When I wrote that, I was thinking of the misperception of many Nigerians who regard their country as rich, and as such mighty. I had in my mind the failure of Nigeria to provide leadership on international issues like Chad and what appeared to be the death of the OAU in Tripoli, Libya. I was already making the point when I wrote a frontpage commentary in the Sunday Concord that Nigeria was perching on the fence as the OAU was burning to death in Libya. I signed the commentary to give it the weight of the newspaper. Appearently, the point was made. When I arrived at the State House for the monthly briefing, Charles Igoh, the president’s chief press secretary, immediately challenged the intention of the short commentary. I told him that I didn’t see where I was wrong, and I offered two arguments: I told him that it was hardly enough for Nigeria to send Ishaya Audu to Tripoli to be present, but to do nothing. And I augued that a quorum could not possibly be formed when other nations who looked to Nigeria for leadership realized that Nigeria didn’t seem anxious to see the conference on the way.
Of course, Charles is smooth, and he argued strongly and competently for the president’s position, blaming Libya for the failure of the conference. But he couldn’t find any answer to the Kernel of my criticism that Nigeria refused to join other countries in Libya in issuing an appeal to the boycotting African countries to turn up and save the conference and the OAU itself. Charles Igoh did say that the president intended to discuss the OAU issue in full later in the day after meeting the news executives for lunch. For about 15 minutes, President Shagari spoke off the cuff on the OAU, how he had seen for sometime that the issue of the Saharawi Republic might cause trouble for OAU. He spoke of the efforts of his government to defuse the issue by discouraging OAU. He said that Nigeria supported the aspiration of the Saharawi people against the Moroccan usurpation, but argued that the manner of the admission of SADR to the OAU was illegal. The president left it in no doubt that he disliked the role played by Edem Kodjo, the OAU secretary-general, in the admission of the SADR. I had not meant to ask any question on the issue, since my colleague on the National Concord, Yakubu Mohammed, had asked two excellent questions on it. But in reaching to a question on the speculation that Nigeria would like to field a candidate for the secretary-general of the OAU, the president said that Nigeria as a power in Africa, could not aspire to field a secretary-general, I felt then that the president had run into philosophical contradictions
First, he said that Nigeria played a “neutral” role on the issue – his words. Second, he said Nigeria has been active in saving the OAU. Third, he said Nigeria was opposed to the participation of the SADR in the conference. Four, he said Nigeria was a power in Africa. Each of the points stands against each other. A power cannot remain neutral on an issue that touches the life of the organization in which, as a power, it must provide leadership. You cannot be neutral if you are so openly opposed to the very issue that is at the heart of a crisis. The issue was the admissibility if the SADR to the OAU and its participation in the aborted conference in Tripoli. And the president said that Nigeria was opposed. The question that I then got up to ask the president gently pointed to these subtle contradictions, and the president didn’t like. President Shagari’s best known a attribute is his unflappability. He is cool and ling suffering. He is not known to react angrily to press inquiries. Even when I met with him for hours and asked a few prickly questions, the president was always cool, so cool that one even sometimes felt exasperated. Thus, I had assumed that the president would not lose his cool in the glare of the public, definitely not in a hall of journalists, and definitely not under the klieg lights of national television. But the president was angry, and he showed it. From the way he jumped up from his seat, from the knot of his forehead, and from his glare at me, I knew the president was angry, and his first sentence proved it: “That’s an unkind question.”

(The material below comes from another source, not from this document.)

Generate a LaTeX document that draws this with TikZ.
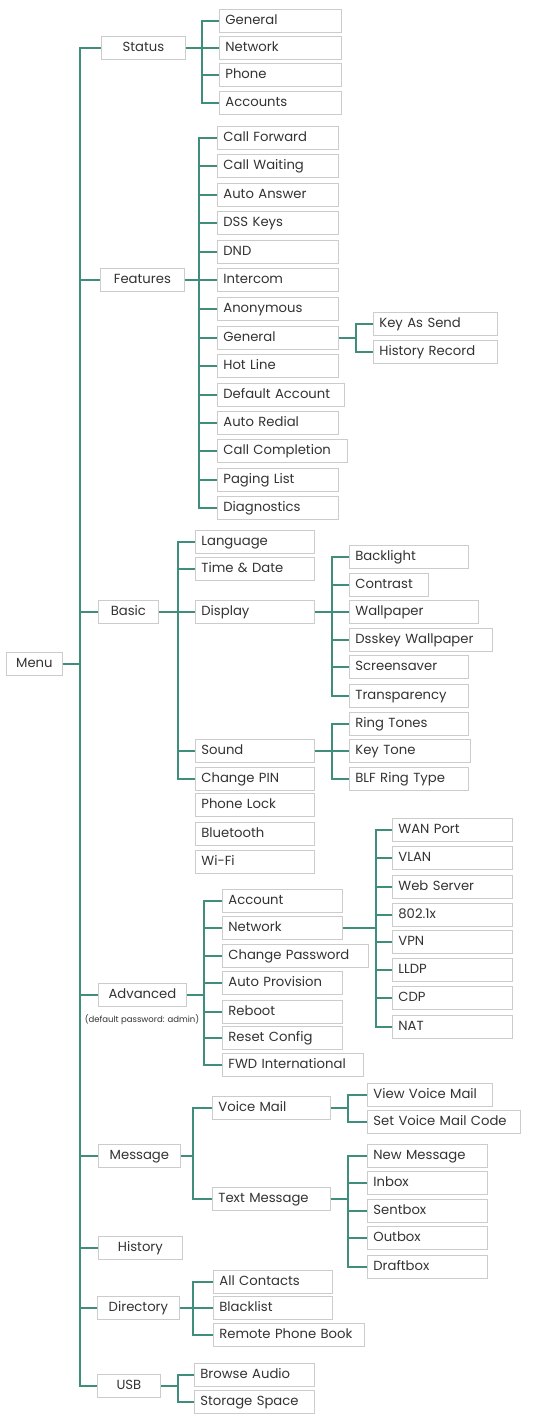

“Jesus,” I told myself, “the president is angry.”
Then he went on to repeat the gallant efforts of his government to save the OAU and the conference in Tripoli, and in the process he repeated all the subtle contradictions I pointed out in my question. In fact, he went further to say he didn’t want the conference to collapse “over my head.” I then told myself: “since when is a power afraid to have his house collapse on his head. Isn’t a power expected to hold up his house and prevent the collapse of the house?” In any case, one thing President Shagari is that he is a good politician. On that day, I was only officer of the Nigerian Guild of Editors present, and so protocol demanded that I should walk the president to his car. But I didn’t realize it, so I fell behind talking to friends. When President Shagari got to his car, he didn’t see me. Suddenly I realized that people were looking for me, that the president was at his car and that he wanted me. I hurried forward, and when I got to his car, he said joking: “Dele, as the acting chairman of the Guild, don’t you understand that protocol demands that you walk me to the car?” I apologized laughing, “I am sorry, sir, I have never been in protocol.” He shook my hand, got in his car, and drove off.